Directions for this task: Skip the pictures, please, and write out exactly the lines from the opening of the data through the line containing "W, H = 616, 819".

Collected material:
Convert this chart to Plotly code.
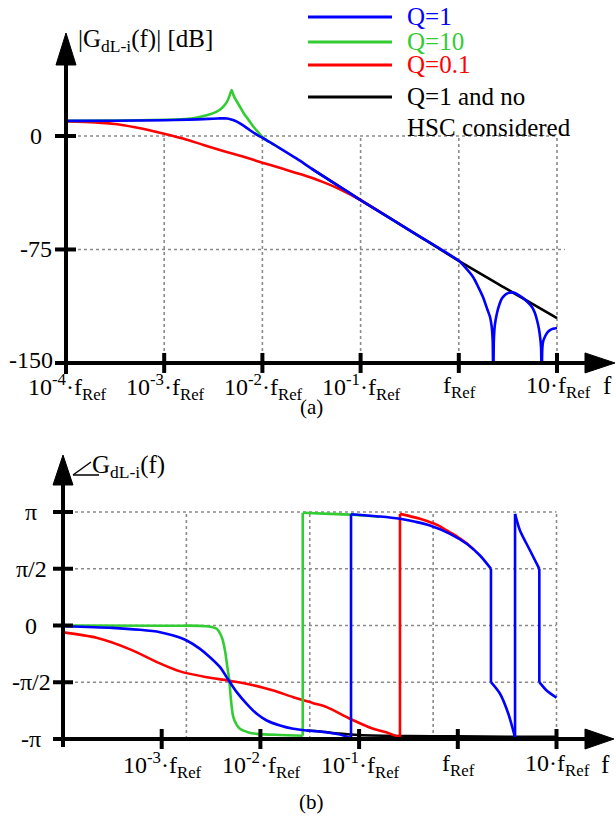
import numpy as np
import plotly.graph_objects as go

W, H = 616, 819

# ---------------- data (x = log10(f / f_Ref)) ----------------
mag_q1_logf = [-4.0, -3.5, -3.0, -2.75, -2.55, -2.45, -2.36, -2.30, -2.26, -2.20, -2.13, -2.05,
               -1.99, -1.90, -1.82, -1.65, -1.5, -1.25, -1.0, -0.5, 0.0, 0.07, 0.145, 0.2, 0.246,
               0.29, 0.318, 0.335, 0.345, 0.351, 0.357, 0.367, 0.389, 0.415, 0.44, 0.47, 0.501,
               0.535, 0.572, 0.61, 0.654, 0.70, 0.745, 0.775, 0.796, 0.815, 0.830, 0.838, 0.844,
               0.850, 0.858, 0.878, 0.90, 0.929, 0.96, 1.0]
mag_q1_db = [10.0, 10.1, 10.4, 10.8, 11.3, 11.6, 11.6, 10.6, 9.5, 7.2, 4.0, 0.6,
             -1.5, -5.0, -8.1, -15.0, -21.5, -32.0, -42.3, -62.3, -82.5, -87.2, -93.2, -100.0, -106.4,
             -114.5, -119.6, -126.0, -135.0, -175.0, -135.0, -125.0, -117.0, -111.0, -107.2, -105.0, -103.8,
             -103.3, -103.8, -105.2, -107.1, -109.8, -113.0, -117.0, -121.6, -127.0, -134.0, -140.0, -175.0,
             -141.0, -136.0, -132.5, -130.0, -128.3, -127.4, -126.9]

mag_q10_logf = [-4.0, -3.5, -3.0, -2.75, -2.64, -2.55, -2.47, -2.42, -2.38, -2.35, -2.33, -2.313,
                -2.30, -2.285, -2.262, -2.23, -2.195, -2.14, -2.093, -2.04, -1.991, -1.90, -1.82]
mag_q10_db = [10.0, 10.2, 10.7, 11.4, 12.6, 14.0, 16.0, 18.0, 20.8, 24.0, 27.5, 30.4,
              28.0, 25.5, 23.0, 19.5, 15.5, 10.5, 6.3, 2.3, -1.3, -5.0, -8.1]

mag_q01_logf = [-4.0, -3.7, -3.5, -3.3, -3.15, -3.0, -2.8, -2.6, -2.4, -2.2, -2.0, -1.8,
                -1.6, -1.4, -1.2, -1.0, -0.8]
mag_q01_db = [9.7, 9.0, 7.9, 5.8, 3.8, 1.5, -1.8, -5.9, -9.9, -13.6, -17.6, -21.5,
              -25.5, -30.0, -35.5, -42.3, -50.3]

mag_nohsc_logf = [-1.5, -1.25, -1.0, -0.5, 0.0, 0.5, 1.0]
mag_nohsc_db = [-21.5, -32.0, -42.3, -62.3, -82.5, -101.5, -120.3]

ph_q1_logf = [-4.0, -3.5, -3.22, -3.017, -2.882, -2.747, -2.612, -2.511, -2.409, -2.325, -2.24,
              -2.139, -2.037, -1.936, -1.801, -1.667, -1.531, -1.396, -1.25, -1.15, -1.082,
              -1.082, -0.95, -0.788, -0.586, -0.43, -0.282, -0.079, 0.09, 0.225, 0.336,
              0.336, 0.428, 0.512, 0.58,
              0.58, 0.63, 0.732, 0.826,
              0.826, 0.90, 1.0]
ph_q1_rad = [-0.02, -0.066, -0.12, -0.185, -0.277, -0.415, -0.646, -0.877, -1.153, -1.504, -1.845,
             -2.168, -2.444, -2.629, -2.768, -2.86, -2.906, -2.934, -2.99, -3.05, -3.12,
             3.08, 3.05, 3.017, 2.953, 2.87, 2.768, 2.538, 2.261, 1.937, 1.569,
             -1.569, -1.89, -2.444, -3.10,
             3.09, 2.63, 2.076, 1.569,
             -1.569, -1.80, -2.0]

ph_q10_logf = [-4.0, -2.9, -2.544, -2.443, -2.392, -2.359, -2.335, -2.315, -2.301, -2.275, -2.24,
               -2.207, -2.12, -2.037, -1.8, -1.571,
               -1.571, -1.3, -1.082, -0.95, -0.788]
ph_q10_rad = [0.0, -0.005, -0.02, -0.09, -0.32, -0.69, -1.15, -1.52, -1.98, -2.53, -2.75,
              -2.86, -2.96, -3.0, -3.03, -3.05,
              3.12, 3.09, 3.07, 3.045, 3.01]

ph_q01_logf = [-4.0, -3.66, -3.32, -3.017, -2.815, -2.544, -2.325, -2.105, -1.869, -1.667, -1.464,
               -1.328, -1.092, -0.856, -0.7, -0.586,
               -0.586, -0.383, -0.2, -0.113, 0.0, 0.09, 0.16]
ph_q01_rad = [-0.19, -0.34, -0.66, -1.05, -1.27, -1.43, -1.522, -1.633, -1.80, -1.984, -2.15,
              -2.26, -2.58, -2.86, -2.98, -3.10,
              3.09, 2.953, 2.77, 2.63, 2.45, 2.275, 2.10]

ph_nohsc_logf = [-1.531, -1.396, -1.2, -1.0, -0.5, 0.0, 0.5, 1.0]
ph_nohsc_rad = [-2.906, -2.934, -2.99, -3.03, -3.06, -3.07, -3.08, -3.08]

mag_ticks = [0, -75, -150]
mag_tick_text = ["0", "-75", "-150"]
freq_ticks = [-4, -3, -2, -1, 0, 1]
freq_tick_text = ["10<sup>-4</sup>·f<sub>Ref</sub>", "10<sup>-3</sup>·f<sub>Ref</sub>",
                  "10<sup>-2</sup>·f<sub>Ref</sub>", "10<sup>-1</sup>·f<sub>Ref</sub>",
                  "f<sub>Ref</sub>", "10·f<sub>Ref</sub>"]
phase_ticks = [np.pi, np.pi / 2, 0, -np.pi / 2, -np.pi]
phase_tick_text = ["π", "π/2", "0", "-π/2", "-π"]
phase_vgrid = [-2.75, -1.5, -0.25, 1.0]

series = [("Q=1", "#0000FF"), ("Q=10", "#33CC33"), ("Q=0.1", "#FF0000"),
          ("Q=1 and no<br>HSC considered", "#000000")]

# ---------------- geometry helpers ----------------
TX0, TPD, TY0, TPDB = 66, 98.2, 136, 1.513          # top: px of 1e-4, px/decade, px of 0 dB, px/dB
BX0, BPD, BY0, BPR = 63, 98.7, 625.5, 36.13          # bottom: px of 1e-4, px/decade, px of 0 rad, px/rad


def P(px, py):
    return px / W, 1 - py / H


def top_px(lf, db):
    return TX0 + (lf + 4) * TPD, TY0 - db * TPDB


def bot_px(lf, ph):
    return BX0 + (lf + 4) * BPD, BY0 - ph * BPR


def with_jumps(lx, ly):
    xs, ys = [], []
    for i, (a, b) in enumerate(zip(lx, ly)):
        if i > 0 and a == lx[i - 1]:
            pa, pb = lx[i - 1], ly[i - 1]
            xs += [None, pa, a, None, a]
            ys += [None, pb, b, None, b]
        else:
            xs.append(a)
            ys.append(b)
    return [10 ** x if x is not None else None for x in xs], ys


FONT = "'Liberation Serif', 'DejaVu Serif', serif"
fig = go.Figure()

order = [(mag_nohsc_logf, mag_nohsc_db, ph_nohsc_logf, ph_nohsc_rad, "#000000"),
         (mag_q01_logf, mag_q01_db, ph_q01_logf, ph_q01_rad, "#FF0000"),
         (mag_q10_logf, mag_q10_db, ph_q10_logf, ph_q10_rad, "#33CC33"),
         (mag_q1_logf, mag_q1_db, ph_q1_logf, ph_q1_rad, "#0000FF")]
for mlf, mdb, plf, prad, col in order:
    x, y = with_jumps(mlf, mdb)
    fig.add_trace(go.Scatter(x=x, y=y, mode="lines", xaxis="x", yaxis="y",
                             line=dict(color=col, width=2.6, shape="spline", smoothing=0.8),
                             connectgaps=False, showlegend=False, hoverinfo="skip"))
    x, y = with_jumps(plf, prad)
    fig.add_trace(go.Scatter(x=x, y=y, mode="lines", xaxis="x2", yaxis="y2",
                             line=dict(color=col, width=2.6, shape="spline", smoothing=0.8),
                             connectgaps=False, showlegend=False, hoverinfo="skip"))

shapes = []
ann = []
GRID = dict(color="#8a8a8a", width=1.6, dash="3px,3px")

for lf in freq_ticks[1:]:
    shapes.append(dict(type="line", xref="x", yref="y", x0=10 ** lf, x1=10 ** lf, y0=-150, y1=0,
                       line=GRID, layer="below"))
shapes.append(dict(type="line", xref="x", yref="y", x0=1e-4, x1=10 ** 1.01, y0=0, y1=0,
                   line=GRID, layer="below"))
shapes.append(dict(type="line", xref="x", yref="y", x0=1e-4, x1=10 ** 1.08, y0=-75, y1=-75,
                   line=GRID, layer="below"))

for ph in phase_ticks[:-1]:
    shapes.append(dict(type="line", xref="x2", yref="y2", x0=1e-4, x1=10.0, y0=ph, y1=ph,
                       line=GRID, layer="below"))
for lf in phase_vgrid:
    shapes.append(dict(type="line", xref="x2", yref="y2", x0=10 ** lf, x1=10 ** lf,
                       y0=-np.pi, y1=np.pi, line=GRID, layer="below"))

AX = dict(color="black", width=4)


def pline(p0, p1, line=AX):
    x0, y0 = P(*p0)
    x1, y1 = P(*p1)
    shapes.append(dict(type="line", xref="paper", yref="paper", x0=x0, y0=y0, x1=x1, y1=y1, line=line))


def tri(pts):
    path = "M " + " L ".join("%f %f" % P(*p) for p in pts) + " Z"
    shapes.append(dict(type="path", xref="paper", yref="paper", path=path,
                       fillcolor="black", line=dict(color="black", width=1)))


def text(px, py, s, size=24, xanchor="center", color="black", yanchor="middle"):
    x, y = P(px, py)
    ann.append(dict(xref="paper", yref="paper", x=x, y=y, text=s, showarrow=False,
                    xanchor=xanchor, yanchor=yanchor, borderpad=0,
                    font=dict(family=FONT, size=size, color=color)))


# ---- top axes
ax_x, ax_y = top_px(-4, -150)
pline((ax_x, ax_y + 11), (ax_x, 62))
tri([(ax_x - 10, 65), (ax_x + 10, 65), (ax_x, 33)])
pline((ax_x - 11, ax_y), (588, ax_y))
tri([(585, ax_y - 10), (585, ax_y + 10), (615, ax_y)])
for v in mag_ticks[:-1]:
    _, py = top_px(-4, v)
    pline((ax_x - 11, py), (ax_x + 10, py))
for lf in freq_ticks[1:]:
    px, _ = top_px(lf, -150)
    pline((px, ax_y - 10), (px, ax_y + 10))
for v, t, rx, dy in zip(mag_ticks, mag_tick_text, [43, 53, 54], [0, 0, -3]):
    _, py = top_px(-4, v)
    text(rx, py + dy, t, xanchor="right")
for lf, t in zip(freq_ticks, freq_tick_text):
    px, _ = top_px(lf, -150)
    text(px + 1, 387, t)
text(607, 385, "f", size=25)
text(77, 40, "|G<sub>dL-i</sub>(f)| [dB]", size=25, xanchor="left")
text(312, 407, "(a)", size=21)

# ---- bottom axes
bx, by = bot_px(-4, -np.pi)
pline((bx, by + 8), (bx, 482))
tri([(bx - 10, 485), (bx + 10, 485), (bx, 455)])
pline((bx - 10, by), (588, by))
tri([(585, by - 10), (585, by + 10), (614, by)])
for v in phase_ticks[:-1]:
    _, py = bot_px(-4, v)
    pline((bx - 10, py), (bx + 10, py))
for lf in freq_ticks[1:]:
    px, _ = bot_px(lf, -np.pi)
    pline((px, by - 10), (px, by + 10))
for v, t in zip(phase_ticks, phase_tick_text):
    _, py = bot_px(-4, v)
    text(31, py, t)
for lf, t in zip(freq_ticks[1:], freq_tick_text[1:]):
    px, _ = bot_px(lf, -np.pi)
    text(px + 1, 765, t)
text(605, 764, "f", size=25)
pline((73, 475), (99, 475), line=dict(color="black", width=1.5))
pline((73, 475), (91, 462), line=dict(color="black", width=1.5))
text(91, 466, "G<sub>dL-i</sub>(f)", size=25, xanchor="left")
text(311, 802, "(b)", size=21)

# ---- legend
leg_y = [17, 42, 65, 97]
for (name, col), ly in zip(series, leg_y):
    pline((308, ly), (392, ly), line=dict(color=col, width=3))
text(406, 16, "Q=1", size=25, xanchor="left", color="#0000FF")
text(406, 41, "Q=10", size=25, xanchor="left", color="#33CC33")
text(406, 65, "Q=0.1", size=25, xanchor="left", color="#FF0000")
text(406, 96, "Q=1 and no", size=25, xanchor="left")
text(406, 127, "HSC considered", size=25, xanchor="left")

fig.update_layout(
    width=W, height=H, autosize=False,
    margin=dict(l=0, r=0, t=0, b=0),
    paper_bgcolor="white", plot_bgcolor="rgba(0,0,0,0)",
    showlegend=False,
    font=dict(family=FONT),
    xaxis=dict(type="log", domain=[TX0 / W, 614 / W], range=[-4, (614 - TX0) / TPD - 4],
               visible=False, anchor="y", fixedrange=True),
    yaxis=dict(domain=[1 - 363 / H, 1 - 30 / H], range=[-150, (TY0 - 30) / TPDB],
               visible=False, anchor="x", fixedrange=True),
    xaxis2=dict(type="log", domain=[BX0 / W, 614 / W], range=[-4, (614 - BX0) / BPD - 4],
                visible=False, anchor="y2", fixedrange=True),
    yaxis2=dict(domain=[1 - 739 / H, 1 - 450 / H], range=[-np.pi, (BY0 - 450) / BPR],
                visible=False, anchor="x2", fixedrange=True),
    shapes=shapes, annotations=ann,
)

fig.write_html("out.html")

Reply to the task:
Convert this chart to Plotly code.
import numpy as np
import plotly.graph_objects as go

W, H = 616, 819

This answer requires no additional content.